On 1st May 1793 Coburg bean his ponderous advance towards the frontier between the Austrian Netherlands and France, there was very little to hinder him from advancing into France, but Coburg had no intention of doing so. His progress was sluggish and uninspired, with every possible route the french might take against him picketted and every strongpoint, no matter how insignificant reduced. By the time his army reached the fronter, spread out between Ostend and Mauberge, he decided that only the reduction of the Valencinnes and Condé fortresses would allow him to proceed. By the end of July, Valencienes had fallen, and the Prussians had finally taken Mainz. The Duke of York was repulsed in his attacks on Dunkirk, at Hoondschote.

At this time, Lazare-Marguérite Carnot, a Captain of engineers supplied ideas to the French command which would turn the tide in favour of the french as well as give time for the mass mobilization of France to total war. Carnot proposed to strike a blow in the north, where the Allies were still dithering and wrest the advantage from them there. This meant weakening the Armies in the east, but Prussia seemed more occupied with POland than France, he devised a plan to distract the Allied advance towards Mauberge by sending a force of some 2,000 under Houchard and Jourdan in a raid to Ostend. During this operation, the French overcame the Hanoverians under the Duke of York at Hoondschoote, forcing the Duke to withdraw northwards abandoning heavy guns and stores.
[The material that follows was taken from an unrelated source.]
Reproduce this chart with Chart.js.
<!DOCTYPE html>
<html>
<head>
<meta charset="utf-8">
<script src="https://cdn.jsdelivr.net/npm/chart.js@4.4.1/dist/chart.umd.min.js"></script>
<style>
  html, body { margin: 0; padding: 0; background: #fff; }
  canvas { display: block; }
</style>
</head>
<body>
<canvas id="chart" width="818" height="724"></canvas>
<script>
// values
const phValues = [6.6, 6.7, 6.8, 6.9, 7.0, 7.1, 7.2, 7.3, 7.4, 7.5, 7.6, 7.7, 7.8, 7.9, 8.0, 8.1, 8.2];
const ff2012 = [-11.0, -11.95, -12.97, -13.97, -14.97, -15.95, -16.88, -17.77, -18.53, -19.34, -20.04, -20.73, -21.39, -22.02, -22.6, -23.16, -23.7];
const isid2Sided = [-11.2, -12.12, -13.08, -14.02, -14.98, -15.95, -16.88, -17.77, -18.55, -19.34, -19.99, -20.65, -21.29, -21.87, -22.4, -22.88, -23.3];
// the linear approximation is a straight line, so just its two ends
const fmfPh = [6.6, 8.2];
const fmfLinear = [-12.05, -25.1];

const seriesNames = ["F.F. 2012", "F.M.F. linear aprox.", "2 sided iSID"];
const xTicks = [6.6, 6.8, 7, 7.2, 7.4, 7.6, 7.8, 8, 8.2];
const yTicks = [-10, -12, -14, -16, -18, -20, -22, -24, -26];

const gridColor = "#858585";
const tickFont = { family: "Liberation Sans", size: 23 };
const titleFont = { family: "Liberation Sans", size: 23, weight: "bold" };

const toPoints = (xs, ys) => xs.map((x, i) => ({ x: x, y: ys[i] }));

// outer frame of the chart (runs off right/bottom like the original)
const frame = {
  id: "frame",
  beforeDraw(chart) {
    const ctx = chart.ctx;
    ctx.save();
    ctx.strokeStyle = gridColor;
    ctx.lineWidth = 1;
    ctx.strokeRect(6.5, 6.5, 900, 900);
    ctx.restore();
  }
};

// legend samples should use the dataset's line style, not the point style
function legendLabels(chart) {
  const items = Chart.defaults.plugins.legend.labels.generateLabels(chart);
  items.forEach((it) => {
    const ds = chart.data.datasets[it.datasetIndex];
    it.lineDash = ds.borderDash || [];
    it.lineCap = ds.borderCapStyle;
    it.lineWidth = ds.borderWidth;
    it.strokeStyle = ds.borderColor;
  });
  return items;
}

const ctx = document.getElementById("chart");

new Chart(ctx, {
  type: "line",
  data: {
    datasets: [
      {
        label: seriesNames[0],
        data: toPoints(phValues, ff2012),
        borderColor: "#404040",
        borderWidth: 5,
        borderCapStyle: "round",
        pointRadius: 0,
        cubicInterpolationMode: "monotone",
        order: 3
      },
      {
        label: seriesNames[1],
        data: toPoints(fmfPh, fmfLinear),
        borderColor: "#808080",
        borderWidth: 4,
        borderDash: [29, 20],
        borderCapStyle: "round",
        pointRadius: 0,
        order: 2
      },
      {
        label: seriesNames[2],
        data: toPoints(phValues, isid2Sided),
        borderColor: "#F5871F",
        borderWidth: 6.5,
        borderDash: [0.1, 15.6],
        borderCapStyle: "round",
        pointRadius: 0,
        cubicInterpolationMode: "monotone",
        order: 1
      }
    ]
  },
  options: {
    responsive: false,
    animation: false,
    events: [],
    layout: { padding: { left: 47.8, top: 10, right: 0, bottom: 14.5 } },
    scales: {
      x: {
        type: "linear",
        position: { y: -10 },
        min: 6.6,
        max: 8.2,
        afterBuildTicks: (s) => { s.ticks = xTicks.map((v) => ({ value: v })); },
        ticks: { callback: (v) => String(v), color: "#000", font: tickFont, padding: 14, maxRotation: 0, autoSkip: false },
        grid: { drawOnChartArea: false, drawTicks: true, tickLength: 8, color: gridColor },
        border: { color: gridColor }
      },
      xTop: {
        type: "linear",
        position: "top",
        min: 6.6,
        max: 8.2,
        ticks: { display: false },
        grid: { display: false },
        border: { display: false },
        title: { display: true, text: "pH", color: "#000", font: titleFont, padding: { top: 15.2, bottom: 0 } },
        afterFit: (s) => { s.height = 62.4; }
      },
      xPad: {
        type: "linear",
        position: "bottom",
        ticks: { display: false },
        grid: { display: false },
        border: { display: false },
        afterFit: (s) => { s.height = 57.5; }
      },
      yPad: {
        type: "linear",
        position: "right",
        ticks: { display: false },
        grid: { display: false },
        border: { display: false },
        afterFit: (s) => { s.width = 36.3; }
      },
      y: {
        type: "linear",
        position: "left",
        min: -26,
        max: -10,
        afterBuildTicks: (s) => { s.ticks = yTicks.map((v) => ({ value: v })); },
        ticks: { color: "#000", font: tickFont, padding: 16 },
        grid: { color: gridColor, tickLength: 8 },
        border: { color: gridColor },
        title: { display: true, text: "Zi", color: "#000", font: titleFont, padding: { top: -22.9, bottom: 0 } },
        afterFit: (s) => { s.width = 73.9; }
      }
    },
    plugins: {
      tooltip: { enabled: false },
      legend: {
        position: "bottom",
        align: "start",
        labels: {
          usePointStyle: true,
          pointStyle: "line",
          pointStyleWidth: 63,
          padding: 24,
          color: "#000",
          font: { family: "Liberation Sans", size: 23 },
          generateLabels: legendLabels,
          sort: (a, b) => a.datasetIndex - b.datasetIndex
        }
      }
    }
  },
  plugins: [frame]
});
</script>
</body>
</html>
These were the new French tactics in play. In front of the main french columns would advance a flood of Tirailleurs, swift sharp-shooting skirmishers, reconnoitring the enemy's positions and disrupting them; then would come the dense, packed columns of the main body, whose sheer numbers would make up for inferior training and whose concentrated fervour would quickly penetrate the defenders' lines which lacked the necessary depth to slow them down and stop them. This was a strategy which would prove itself time and again, and which the British would watch with envy as Pitt spread the British Army all over the globe.

As the Allies continue to dither, Carnot acted. he suppressed the rebels in the Rhone valley and captured lyons, preventing Austrian troops from infiltrating over the Alps. Mounted an offensive in Flanders during October 1973, in the east defeating the Austrians at Wattignes, and in the west driving through Ypres and Nieuport, forcing the Duke of York's army to retire to its base at Ostend. With the Allied armies sitting in winter quarters, Carnot was able to turn his attention to eliminating the Vendeans. Carnot also re-took Toulon with 35,000 troops who included among them, a young artillery captain named napoleon Bonaparte. The defending British marines and soldier, French royalists and Spanish and Piedmontese troops were overwhelmed and the defences were broken on 17th December. Lord Hood evacuated the city that night, taking as many Toulonese refugees as he could.

In Flanders, The Duke of York's army was routed at Tourcoing while attempting to support the Austrians. The Allies now retreated, with the french following them and retaking all the frontier fortresses. The Duke of York's Army behaved with disgraceful indiscipline as they retreated, the campaign finally ending in March 1795.